SOURCE EXCERPT
** begin **

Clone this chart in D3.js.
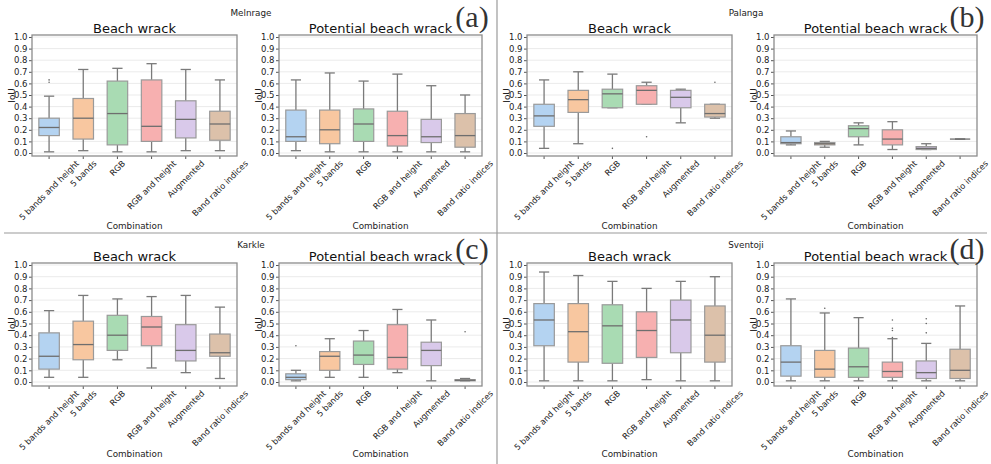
<!DOCTYPE html>
<html>
<head>
<meta charset="utf-8">
<script src="https://cdn.jsdelivr.net/npm/d3@7"></script>
<style>
  html, body { margin: 0; padding: 0; background: #fff; }
  svg { display: block; font-family: "DejaVu Sans", sans-serif; }
</style>
</head>
<body>
<svg id="chart" width="991" height="464"></svg>
<script>
// Combinations compared in every subplot
const categories = ["5 bands and height", "5 bands", "RGB", "RGB and height", "Augmented", "Band ratio indices"];
const yTicks = [0, 0.1, 0.2, 0.3, 0.4, 0.5, 0.6, 0.7, 0.8, 0.9, 1.0];
const boxColors = ["#b4d3f1", "#f8c7a0", "#a9dbb3", "#f7b0b0", "#d9c9ea", "#dcc1aa"];

// Box statistics per combination: [lower whisker, Q1, median, Q3, upper whisker]
const melnrageBeach = [[0.01, 0.15, 0.22, 0.30, 0.49], [0.02, 0.12, 0.30, 0.47, 0.72], [0.01, 0.07, 0.34, 0.62, 0.73],
                       [0.01, 0.10, 0.23, 0.63, 0.77], [0.02, 0.13, 0.29, 0.45, 0.72], [0.02, 0.11, 0.25, 0.36, 0.63]];
const melnrageBeachOut = [[0.61, 0.63], [], [], [], [], []];
const melnragePotential = [[0.02, 0.10, 0.14, 0.37, 0.63], [0.01, 0.08, 0.20, 0.37, 0.69], [0.01, 0.10, 0.25, 0.38, 0.62],
                           [0.01, 0.06, 0.15, 0.36, 0.68], [0.01, 0.09, 0.14, 0.29, 0.58], [0.01, 0.05, 0.15, 0.34, 0.50]];
const melnragePotentialOut = [[], [], [], [], [], []];

const palangaBeach = [[0.04, 0.23, 0.32, 0.42, 0.63], [0.08, 0.35, 0.46, 0.54, 0.70], [0.39, 0.39, 0.51, 0.55, 0.68],
                      [0.42, 0.42, 0.54, 0.58, 0.61], [0.26, 0.39, 0.48, 0.54, 0.55], [0.30, 0.31, 0.34, 0.42, 0.42]];
const palangaBeachOut = [[], [], [0.04], [0.14], [], [0.61]];
const palangaPotential = [[0.07, 0.08, 0.09, 0.14, 0.19], [0.05, 0.07, 0.08, 0.09, 0.10], [0.07, 0.14, 0.21, 0.235, 0.26],
                          [0.03, 0.07, 0.12, 0.20, 0.27], [0.03, 0.03, 0.04, 0.055, 0.08], [0.12, 0.12, 0.12, 0.12, 0.12]];
const palangaPotentialOut = [[], [], [], [], [], []];

const karkleBeach = [[0.04, 0.11, 0.22, 0.42, 0.61], [0.04, 0.19, 0.32, 0.52, 0.74], [0.19, 0.27, 0.40, 0.57, 0.71],
                     [0.12, 0.31, 0.47, 0.56, 0.73], [0.08, 0.18, 0.27, 0.49, 0.74], [0.03, 0.22, 0.25, 0.41, 0.64]];
const karkleBeachOut = [[], [], [], [], [], []];
const karklePotential = [[0.01, 0.02, 0.04, 0.07, 0.10], [0.04, 0.10, 0.22, 0.26, 0.37], [0.04, 0.15, 0.23, 0.35, 0.44],
                         [0.08, 0.11, 0.21, 0.49, 0.62], [0.01, 0.14, 0.27, 0.34, 0.53], [0.01, 0.01, 0.015, 0.02, 0.03]];
const karklePotentialOut = [[0.31], [], [], [], [], [0.43]];

const sventojiBeach = [[0.01, 0.31, 0.53, 0.67, 0.94], [0.01, 0.17, 0.43, 0.67, 0.91], [0.01, 0.16, 0.48, 0.66, 0.86],
                       [0.02, 0.21, 0.44, 0.60, 0.80], [0.01, 0.25, 0.53, 0.70, 0.86], [0.01, 0.17, 0.40, 0.65, 0.90]];
const sventojiBeachOut = [[], [], [], [], [], []];
const sventojiPotential = [[0.01, 0.05, 0.17, 0.31, 0.71], [0.01, 0.04, 0.11, 0.27, 0.59], [0.01, 0.04, 0.13, 0.29, 0.55],
                           [0.01, 0.04, 0.09, 0.17, 0.37], [0.01, 0.03, 0.08, 0.18, 0.33], [0.01, 0.03, 0.10, 0.28, 0.65]];
const sventojiPotentialOut = [[], [0.63], [], [0.38, 0.44, 0.46, 0.53], [0.42, 0.50, 0.54], []];

const sites = [
  { name: "Melnrage", tag: "(a)", beach: [melnrageBeach, melnrageBeachOut], potential: [melnragePotential, melnragePotentialOut] },
  { name: "Palanga",  tag: "(b)", beach: [palangaBeach, palangaBeachOut],   potential: [palangaPotential, palangaPotentialOut] },
  { name: "Karkle",   tag: "(c)", beach: [karkleBeach, karkleBeachOut],     potential: [karklePotential, karklePotentialOut] },
  { name: "Sventoji", tag: "(d)", beach: [sventojiBeach, sventojiBeachOut], potential: [sventojiPotential, sventojiPotentialOut] }
];

const svg = d3.select("#chart");
const lineCol = "#7a7a7a";

// Panel geometry: two columns of sites, two rows
const colX = [0, 495];
const rowScale = [{ top: 37, zero: 153, frameTop: 35, frameBot: 156, xlabel: 229 },
                  { top: 265, zero: 382, frameTop: 263, frameBot: 386, xlabel: 457 }];

function drawSubplot(g, x0, x1, row, title, stats, outliers) {
  const rs = rowScale[row];
  const y = d3.scaleLinear().domain([0, 1]).range([rs.zero, rs.top]);
  const x = d3.scaleBand().domain(categories).range([x0, x1]).padding(0);
  const bw = x.bandwidth() * 0.6;

  // horizontal grid
  g.append("g").selectAll("line").data(yTicks).join("line")
    .attr("x1", x0).attr("x2", x1)
    .attr("y1", d => y(d)).attr("y2", d => y(d))
    .attr("stroke", "#ebebeb").attr("stroke-width", 1);

  // y axis
  const ya = g.append("g").attr("transform", `translate(${x0},0)`)
    .call(d3.axisLeft(y).tickValues(yTicks).tickFormat(d3.format(".1f")).tickSize(3).tickPadding(1.5));
  ya.select(".domain").remove();
  ya.selectAll(".tick line").attr("stroke", "#555");
  ya.selectAll(".tick text").attr("font-size", 8.5).attr("fill", "#222").attr("font-family", "DejaVu Sans");

  // x axis ticks
  const xa = g.append("g").attr("transform", `translate(0,${rs.frameBot})`)
    .call(d3.axisBottom(x).tickSize(3).tickFormat(""));
  xa.select(".domain").remove();
  xa.selectAll(".tick line").attr("stroke", "#555");

  // rotated category labels, centred on their tick
  const labels = g.append("g").selectAll("text").data(categories).join("text")
    .attr("font-size", 8.3).attr("fill", "#222").attr("text-anchor", "middle")
    .attr("dominant-baseline", "central")
    .text(d => d);
  labels.each(function (d) {
    const len = this.getComputedTextLength();
    const h = 8;
    const half = (len + h) * Math.SQRT1_2 / 2;
    const cx = x(d) + x.bandwidth() / 2;
    const cy = rs.frameBot + 3 + half;
    d3.select(this).attr("transform", `translate(${cx},${cy}) rotate(-45)`);
  });

  // boxes
  const boxes = g.append("g").selectAll("g").data(stats).join("g")
    .attr("transform", (d, i) => `translate(${x(categories[i]) + x.bandwidth() / 2},0)`);
  boxes.append("line").attr("x1", 0).attr("x2", 0)
    .attr("y1", d => y(d[0])).attr("y2", d => y(d[1])).attr("stroke", lineCol).attr("stroke-width", 1.3);
  boxes.append("line").attr("x1", 0).attr("x2", 0)
    .attr("y1", d => y(d[3])).attr("y2", d => y(d[4])).attr("stroke", lineCol).attr("stroke-width", 1.3);
  boxes.append("line").attr("x1", -bw / 4).attr("x2", bw / 4)
    .attr("y1", d => y(d[0])).attr("y2", d => y(d[0])).attr("stroke", lineCol).attr("stroke-width", 1.3);
  boxes.append("line").attr("x1", -bw / 4).attr("x2", bw / 4)
    .attr("y1", d => y(d[4])).attr("y2", d => y(d[4])).attr("stroke", lineCol).attr("stroke-width", 1.3);
  boxes.append("rect")
    .attr("x", -bw / 2).attr("width", bw)
    .attr("y", d => y(d[3])).attr("height", d => Math.max(0, y(d[1]) - y(d[3])))
    .attr("fill", (d, i) => boxColors[i]).attr("stroke", "#9a9a9a").attr("stroke-width", 1.2);
  boxes.append("line").attr("x1", -bw / 2).attr("x2", bw / 2)
    .attr("y1", d => y(d[2])).attr("y2", d => y(d[2])).attr("stroke", "#6e6e6e").attr("stroke-width", 1.3);

  // outliers
  boxes.each(function (d, i) {
    d3.select(this).selectAll("circle").data(outliers[i]).join("circle")
      .attr("cx", 0).attr("cy", v => y(v)).attr("r", 0.8).attr("fill", "#666");
  });

  // frame
  g.append("rect").attr("x", x0).attr("y", rs.frameTop).attr("width", x1 - x0)
    .attr("height", rs.frameBot - rs.frameTop)
    .attr("fill", "none").attr("stroke", "#8c8c8c").attr("stroke-width", 1.3);

  // title and axis labels
  g.append("text").attr("x", (x0 + x1) / 2).attr("y", rs.frameTop - 2.5)
    .attr("text-anchor", "middle").attr("font-size", 13).attr("fill", "#111").text(title);
  g.append("text").attr("x", (x0 + x1) / 2).attr("y", rs.xlabel)
    .attr("text-anchor", "middle").attr("font-size", 8.8).attr("fill", "#222").text("Combination");
  g.append("text").attr("transform", `translate(${x0 - 17.5},${(rs.frameTop + rs.frameBot) / 2}) rotate(-90)`)
    .attr("text-anchor", "middle").attr("font-size", 8.8).attr("fill", "#222").text("IoU");
}

sites.forEach((s, k) => {
  const col = k % 2, row = Math.floor(k / 2);
  const ox = colX[col];
  const g = svg.append("g");
  drawSubplot(g, ox + 32, ox + 237, row, "Beach wrack", s.beach[0], s.beach[1]);
  drawSubplot(g, ox + 279, ox + 482, row, "Potential beach wrack", s.potential[0], s.potential[1]);
  const top = row === 0 ? 0 : 232;
  g.append("text").attr("x", ox + 251).attr("y", top + 16)
    .attr("text-anchor", "middle").attr("font-size", 8.8).attr("fill", "#222").text(s.name);
  g.append("text").attr("x", ox + 472).attr("y", top + 27)
    .attr("text-anchor", "middle").attr("font-size", 30)
    .attr("font-family", "'Liberation Serif', 'DejaVu Serif', serif").attr("fill", "#333").text(s.tag);
});

// panel separators
svg.append("line").attr("x1", 4).attr("x2", 987).attr("y1", 233).attr("y2", 233)
  .attr("stroke", "#9a9a9a").attr("stroke-width", 1.2);
svg.append("line").attr("x1", 497).attr("x2", 497).attr("y1", 0).attr("y2", 464)
  .attr("stroke", "#9a9a9a").attr("stroke-width", 1.2);
</script>
</body>
</html>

** end **

WHAT THE EXERCISE ASKS
Identify every line above with the string "this" in it. Copy those lines.

EXERCISE ANSWER
Clone this chart in D3.js.
    const len = this.getComputedTextLength();
    d3.select(this).attr("transform", `translate(${cx},${cy}) rotate(-45)`);
    d3.select(this).selectAll("circle").data(outliers[i]).join("circle")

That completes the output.